• _DIRECTION_:
Go through the listing and copy every line word for word.

• _DATA_:
>>>

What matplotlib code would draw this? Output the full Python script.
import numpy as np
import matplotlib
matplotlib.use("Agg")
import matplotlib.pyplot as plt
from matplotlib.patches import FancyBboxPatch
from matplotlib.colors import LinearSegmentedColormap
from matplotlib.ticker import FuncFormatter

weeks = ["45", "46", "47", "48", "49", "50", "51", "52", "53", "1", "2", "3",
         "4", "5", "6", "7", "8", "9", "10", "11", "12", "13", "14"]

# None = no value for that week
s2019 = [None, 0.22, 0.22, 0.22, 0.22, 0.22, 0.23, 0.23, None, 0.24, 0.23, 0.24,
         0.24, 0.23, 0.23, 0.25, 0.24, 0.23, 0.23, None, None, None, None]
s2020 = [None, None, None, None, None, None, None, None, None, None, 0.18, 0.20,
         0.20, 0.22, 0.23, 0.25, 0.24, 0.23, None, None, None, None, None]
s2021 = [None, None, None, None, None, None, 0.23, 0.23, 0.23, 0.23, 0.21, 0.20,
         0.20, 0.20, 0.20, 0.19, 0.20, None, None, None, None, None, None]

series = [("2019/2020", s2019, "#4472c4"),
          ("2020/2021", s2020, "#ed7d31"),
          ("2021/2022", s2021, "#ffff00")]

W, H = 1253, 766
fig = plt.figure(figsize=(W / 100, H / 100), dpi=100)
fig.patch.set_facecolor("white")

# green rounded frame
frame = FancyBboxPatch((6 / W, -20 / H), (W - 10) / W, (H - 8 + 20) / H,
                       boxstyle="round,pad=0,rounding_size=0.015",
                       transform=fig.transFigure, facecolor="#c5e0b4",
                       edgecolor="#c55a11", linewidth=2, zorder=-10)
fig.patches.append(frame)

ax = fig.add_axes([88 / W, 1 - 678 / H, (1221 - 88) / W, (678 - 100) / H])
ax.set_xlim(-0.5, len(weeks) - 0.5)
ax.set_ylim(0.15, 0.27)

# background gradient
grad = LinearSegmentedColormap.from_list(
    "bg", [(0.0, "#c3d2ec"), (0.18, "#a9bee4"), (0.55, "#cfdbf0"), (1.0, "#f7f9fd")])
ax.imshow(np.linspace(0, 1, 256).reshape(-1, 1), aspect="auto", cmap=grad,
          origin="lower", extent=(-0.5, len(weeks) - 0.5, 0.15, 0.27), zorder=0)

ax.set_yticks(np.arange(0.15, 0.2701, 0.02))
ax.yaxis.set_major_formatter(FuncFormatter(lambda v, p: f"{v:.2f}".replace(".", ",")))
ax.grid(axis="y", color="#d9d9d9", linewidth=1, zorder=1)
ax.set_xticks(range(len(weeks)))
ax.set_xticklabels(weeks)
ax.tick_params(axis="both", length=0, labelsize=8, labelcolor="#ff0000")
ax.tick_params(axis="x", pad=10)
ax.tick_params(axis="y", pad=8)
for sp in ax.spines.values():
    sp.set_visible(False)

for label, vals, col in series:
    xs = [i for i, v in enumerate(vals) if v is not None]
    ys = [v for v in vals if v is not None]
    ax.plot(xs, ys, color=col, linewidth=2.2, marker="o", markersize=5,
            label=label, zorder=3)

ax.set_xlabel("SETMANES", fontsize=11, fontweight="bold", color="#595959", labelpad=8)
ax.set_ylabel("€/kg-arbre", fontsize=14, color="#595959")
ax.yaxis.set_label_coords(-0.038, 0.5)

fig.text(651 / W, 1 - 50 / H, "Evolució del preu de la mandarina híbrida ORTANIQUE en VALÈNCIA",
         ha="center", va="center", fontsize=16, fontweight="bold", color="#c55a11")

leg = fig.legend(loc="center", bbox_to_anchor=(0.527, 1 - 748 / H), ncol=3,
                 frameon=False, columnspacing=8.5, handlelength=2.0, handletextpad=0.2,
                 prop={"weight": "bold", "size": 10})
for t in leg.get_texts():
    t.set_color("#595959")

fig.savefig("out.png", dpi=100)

<<<

• _SOLUTION FOR THIS TASK_:
What matplotlib code would draw this? Output the full Python script.
import numpy as np
import matplotlib
matplotlib.use("Agg")
import matplotlib.pyplot as plt
from matplotlib.patches import FancyBboxPatch
from matplotlib.colors import LinearSegmentedColormap
from matplotlib.ticker import FuncFormatter

weeks = ["45", "46", "47", "48", "49", "50", "51", "52", "53", "1", "2", "3",
         "4", "5", "6", "7", "8", "9", "10", "11", "12", "13", "14"]

# None = no value for that week
s2019 = [None, 0.22, 0.22, 0.22, 0.22, 0.22, 0.23, 0.23, None, 0.24, 0.23, 0.24,
         0.24, 0.23, 0.23, 0.25, 0.24, 0.23, 0.23, None, None, None, None]
s2020 = [None, None, None, None, None, None, None, None, None, None, 0.18, 0.20,
         0.20, 0.22, 0.23, 0.25, 0.24, 0.23, None, None, None, None, None]
s2021 = [None, None, None, None, None, None, 0.23, 0.23, 0.23, 0.23, 0.21, 0.20,
         0.20, 0.20, 0.20, 0.19, 0.20, None, None, None, None, None, None]

series = [("2019/2020", s2019, "#4472c4"),
          ("2020/2021", s2020, "#ed7d31"),
          ("2021/2022", s2021, "#ffff00")]

W, H = 1253, 766
fig = plt.figure(figsize=(W / 100, H / 100), dpi=100)
fig.patch.set_facecolor("white")

# green rounded frame
frame = FancyBboxPatch((6 / W, -20 / H), (W - 10) / W, (H - 8 + 20) / H,
                       boxstyle="round,pad=0,rounding_size=0.015",
                       transform=fig.transFigure, facecolor="#c5e0b4",
                       edgecolor="#c55a11", linewidth=2, zorder=-10)
fig.patches.append(frame)

ax = fig.add_axes([88 / W, 1 - 678 / H, (1221 - 88) / W, (678 - 100) / H])
ax.set_xlim(-0.5, len(weeks) - 0.5)
ax.set_ylim(0.15, 0.27)

# background gradient
grad = LinearSegmentedColormap.from_list(
    "bg", [(0.0, "#c3d2ec"), (0.18, "#a9bee4"), (0.55, "#cfdbf0"), (1.0, "#f7f9fd")])
ax.imshow(np.linspace(0, 1, 256).reshape(-1, 1), aspect="auto", cmap=grad,
          origin="lower", extent=(-0.5, len(weeks) - 0.5, 0.15, 0.27), zorder=0)

ax.set_yticks(np.arange(0.15, 0.2701, 0.02))
ax.yaxis.set_major_formatter(FuncFormatter(lambda v, p: f"{v:.2f}".replace(".", ",")))
ax.grid(axis="y", color="#d9d9d9", linewidth=1, zorder=1)
ax.set_xticks(range(len(weeks)))
ax.set_xticklabels(weeks)
ax.tick_params(axis="both", length=0, labelsize=8, labelcolor="#ff0000")
ax.tick_params(axis="x", pad=10)
ax.tick_params(axis="y", pad=8)
for sp in ax.spines.values():
    sp.set_visible(False)

for label, vals, col in series:
    xs = [i for i, v in enumerate(vals) if v is not None]
    ys = [v for v in vals if v is not None]
    ax.plot(xs, ys, color=col, linewidth=2.2, marker="o", markersize=5,
            label=label, zorder=3)

ax.set_xlabel("SETMANES", fontsize=11, fontweight="bold", color="#595959", labelpad=8)
ax.set_ylabel("€/kg-arbre", fontsize=14, color="#595959")
ax.yaxis.set_label_coords(-0.038, 0.5)

fig.text(651 / W, 1 - 50 / H, "Evolució del preu de la mandarina híbrida ORTANIQUE en VALÈNCIA",
         ha="center", va="center", fontsize=16, fontweight="bold", color="#c55a11")

leg = fig.legend(loc="center", bbox_to_anchor=(0.527, 1 - 748 / H), ncol=3,
                 frameon=False, columnspacing=8.5, handlelength=2.0, handletextpad=0.2,
                 prop={"weight": "bold", "size": 10})
for t in leg.get_texts():
    t.set_color("#595959")

fig.savefig("out.png", dpi=100)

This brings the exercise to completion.